On the list also was Carla’s Song. A story of a Nicaraguan refugee who finds herself in Scotland before returning to her homeland to face her demons (pic above).

I had been meaning to watch it for years. Directed by Ken Loach. Filmed in my old Nica stamping ground. Starring Robert Carlyle. What’s not to like?

It’s a film split into two. Starting in Scotland and finishing in Nicaragua. The Glasgow bit was good. Then the Nica bit started up…

We laughed straight off – the first thing we heard when they touched down was “Managua, Managua, Managua,” the cry of the bus conductors heading to the capital. We’d take the bus from Granada every couple of weeks to luxuriate in the air con of the cinema.

Then the main characters settle into their hotel room. Just as Carlyle was remarking how nice it was nice, the lights went out. That happened to us a lot too.

While suffering the Newcastle November cold, the warmth of Nicaragua looked so inviting. Later, when the action switched to Esteli we recognised the town centre murals. Sandino, whose image cropped up every few minutes, seemed like an old friend.

We enjoyed it tremendously. It also prompted us to ask: “What the hell happened to us there?
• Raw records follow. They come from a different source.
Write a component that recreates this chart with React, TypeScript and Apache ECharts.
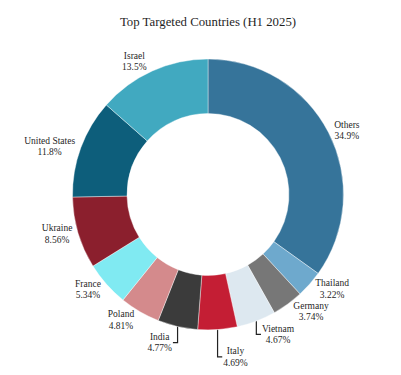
import React, { useEffect, useRef } from "react";
import * as echarts from "echarts";

const titleText = "Top Targeted Countries (H1 2025)";
const categories = ["Others", "Thailand", "Germany", "Vietnam", "Italy", "India", "Poland", "France", "Ukraine", "United States", "Israel"];
const shares = [34.9, 3.22, 3.74, 4.67, 4.69, 4.77, 4.81, 5.34, 8.56, 11.8, 13.5];
const sliceColors = ["#36749a", "#6ea9cd", "#777777", "#dde8f0", "#c41e34", "#3b3b3b", "#d48a8c", "#80eaf2", "#8b1f2d", "#0d5e7b", "#41a9c0"];

const W = 401;
const H = 375;
const CX = 208;
const CY = 194.5;
const R_OUT = 135.5;
const R_IN = 81;
const FONT = '"Liberation Serif", "Times New Roman", serif';
const LABEL_SIZE = 9.5;
const LABEL_LH = 11.3;
const LABEL_H = 2 * LABEL_LH;
const TEXT_COLOR = "#1f1f1f";

type Pt = { i: number; px: number; py: number; yMid: number; extraY: number };

function computeLabelLayout(): Pt[] {
  const total = shares.reduce((a, b) => a + b, 0);
  let cum = 0;
  const pts: Pt[] = shares.map((v, i) => {
    const mid = ((cum + v / 2) / total) * 2 * Math.PI;
    cum += v;
    const px = R_OUT * Math.sin(mid);
    const py = -R_OUT * Math.cos(mid);
    const dy = (LABEL_H / 2) * (py < 0 ? -1 : 1);
    const yoff = dy / (1 + (px * px) / (py * py));
    return { i, px, py, yMid: CY + py + yoff, extraY: 0 };
  });
  const h2 = LABEL_H / 2;
  const quads: Pt[][][] = [[[], []], [[], []]];
  pts.forEach((p) => quads[p.py >= 0 ? 1 : 0][p.px >= 0 ? 1 : 0].push(p));
  for (let yHalf = 0; yHalf < 2; yHalf++) {
    for (let xHalf = 0; xHalf < 2; xHalf++) {
      const q = quads[yHalf][xHalf];
      q.sort((a, b) => (yHalf ? a.py - b.py : b.py - a.py));
      const opp = quads[1 - yHalf][xHalf];
      const oppFirst = yHalf && opp.length ? opp[0] : null;
      for (let k = 0; k < q.length; k++) {
        const p = q[k];
        const prev = k ? q[k - 1] : oppFirst;
        if (!prev) continue;
        const prevOuter = prev.extraY + (yHalf ? prev.yMid + h2 : prev.yMid - h2);
        const thisInner = yHalf ? p.yMid - h2 : p.yMid + h2;
        const ne = prevOuter - thisInner;
        if (ne * (yHalf ? 1 : -1) > 0) p.extraY = ne;
      }
    }
  }
  return pts;
}

export default function App() {
  const ref = useRef<HTMLDivElement>(null);
  useEffect(() => {
    if (!ref.current) return;
    const chart = echarts.init(ref.current, undefined, { renderer: "svg" });
    const layout = computeLabelLayout();
    const data = categories.map((name, i) => ({
      name,
      value: shares[i],
      itemStyle: { color: sliceColors[i] },
      labelLine: { show: Math.abs(layout[i].extraY) > 1 },
    }));
    chart.setOption({
      animation: false,
      backgroundColor: "#ffffff",
      graphic: [
        {
          type: "text",
          x: CX,
          y: 22,
          style: {
            text: titleText,
            fill: TEXT_COLOR,
            font: `12.8px ${FONT}`,
            textAlign: "center",
            textVerticalAlign: "middle",
          },
        },
      ],
      series: [
        {
          type: "pie",
          center: [CX, CY],
          radius: [R_IN, R_OUT],
          startAngle: 90,
          clockwise: true,
          avoidLabelOverlap: false,
          emphasis: { disabled: true },
          itemStyle: { borderColor: "#ffffff", borderWidth: 0.4 },
          label: {
            show: true,
            position: "outside",
            formatter: (p: any) => `${p.name}\n${p.value}%`,
            fontFamily: FONT,
            fontSize: LABEL_SIZE,
            lineHeight: LABEL_LH,
            color: TEXT_COLOR,
            align: "center",
          },
          labelLine: {
            show: false,
            length: 5,
            length2: 5,
            smooth: false,
            lineStyle: { color: "#222222", width: 1.2 },
          },
          labelLayout: (params: any) => {
            const p = layout[params.dataIndex];
            const w = params.labelRect.width;
            const sx = p.px >= 0 ? 1 : -1;
            const x = CX + p.px + sx * (w / 2 + LABEL_H / 4);
            const y = p.yMid + p.extraY;
            const res: any = { x, y, align: "center", verticalAlign: "middle" };
            if (Math.abs(p.extraY) > 1) {
              res.labelLinePoints = [
                [CX + p.px, CY + p.py],
                [CX + p.px, y],
                [x - sx * (w / 2 + 1), y],
              ];
            }
            return res;
          },
          data,
        },
      ],
    });
    return () => chart.dispose();
  }, []);
  return <div ref={ref} style={{ position: "absolute", left: 0, top: 0, width: W, height: H }} />;
}
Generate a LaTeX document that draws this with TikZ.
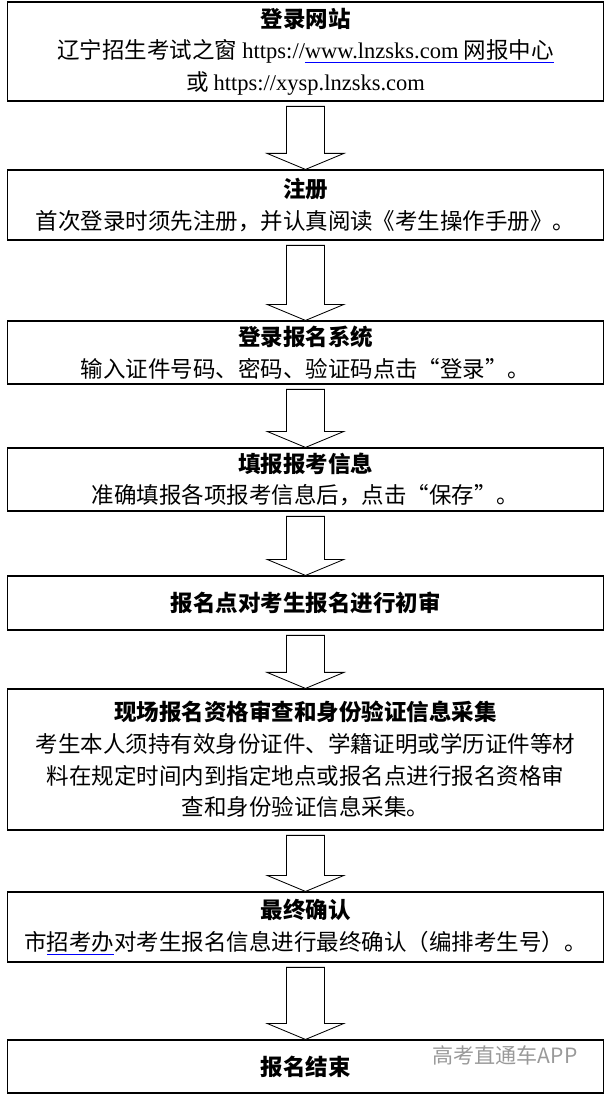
\documentclass[tikz,border=0pt]{standalone}
\usepackage{fontspec}
\setmainfont{Liberation Serif}
\newfontfamily\cjk{Noto Sans CJK SC}
\usetikzlibrary{calc}
\newcommand{\blu}[1]{{\color{blue}\underline{\color{black}#1}}}
\newcommand{\lat}[1]{{\fontspec{Liberation Serif}#1}}

\begin{document}
\begin{tikzpicture}[
        x=0.025cm, y=-0.025cm,
        stepbox/.style={rectangle, draw=black, line width=0.8pt, minimum width=14.875cm, align=center, font=\cjk\fontsize{16}{22.5}\selectfont},
        barrow/.style={draw=black, line width=0.6pt, fill=white}
    ]
        \useasboundingbox (0,0) rectangle (606,1095);
        % Steps
        \node[stepbox, minimum height=2.475cm] (login) at (305.5,51.5) {\textbf{登录网站}\\辽宁招生考试之窗 \lat{https://}\blu{\lat{www.lnzsks.com} 网报中心}\\或 \lat{https://xysp.lnzsks.com}};
        \node[stepbox, minimum height=1.75cm] (reg) at (305.5,205) {\textbf{注册}\\首次登录时须先注册，并认真阅读《考生操作手册》。};
        \node[stepbox, minimum height=1.575cm] (sys) at (305.5,352.5) {\textbf{登录报名系统}\\输入证件号码、密码、验证码点击“登录”。};
        \node[stepbox, minimum height=1.575cm] (fill) at (305.5,479.5) {\textbf{填报报考信息}\\准确填报各项报考信息后，点击“保存”。};
        \node[stepbox, minimum height=1.35cm] (check) at (305.5,603) {\textbf{报名点对考生报名进行初审}};
        \node[stepbox, minimum height=3.525cm] (site) at (305.5,759.5) {\textbf{现场报名资格审查和身份验证信息采集}\\考生本人须持有效身份证件、学籍证明或学历证件等材\\料在规定时间内到指定地点或报名点进行报名资格审\\查和身份验证信息采集。};
        \node[stepbox, minimum height=1.75cm] (final) at (305.5,927) {\textbf{最终确认}\\市\blu{招考办}对考生报名信息进行最终确认（编排考生号）。};
        \node[stepbox, minimum height=1.325cm] (done) at (305.5,1066.5) {\textbf{报名结束}};
        \node[font=\cjk\fontsize{15}{18}\selectfont, text=gray!80] (mark) at (505,1055) {高考直通车APP};

        % Block arrows
        \foreach \a/\b in {login/reg, reg/sys, sys/fill, fill/check, check/site, site/final, final/done}{
            \path let \p1=(\a.south), \p2=(\b.north) in
                [barrow] ($(\x1,\y1)+(-0.475cm,-0.12cm)$) -- ($(\x1,\y1)+(0.475cm,-0.12cm)$)
                -- ($(\x1,\y2)+(0.475cm,0.4cm)$) -- ($(\x1,\y2)+(0.96cm,0.4cm)$)
                -- (\x1,\y2) -- ($(\x1,\y2)+(-0.96cm,0.4cm)$)
                -- ($(\x1,\y2)+(-0.475cm,0.4cm)$) -- cycle;
        }
    \end{tikzpicture}
\end{document}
In some ways, I am still at a loss as to why our time there didn’t work. In all honesty I am a little ashamed. Sure we were somewhat isolated and under employed but the wonder of the place should have been enough to keep us interested. Shouldn’t it?

Either way we started thinking up the little things we missed. The kids of Calle Arsenal, Tona Beer, mojitos at “the Spanish place”, going up Volcan Mombacho, swimming in Laguna de Apoyo, Eskimo ice creams. Café Freezes in EuroCafe, the Nica-fayre at that buffet place just off the market square. Then there’s gallo pinto, ceviche, picos, rojita, Flora De Cana,  breakfasts at Ed’s or Kathy’s.

Anyway, I’d recommend Carla’s Song, and Nicaragua to anyone. We enjoyed them both. Certainly we should have enjoyed the latter much more than we did.

But on a Friday evening with temperatures dropping to zero outside, curled up on the sofa it was a beautiful piece of escapism that jogged some very welcome memories.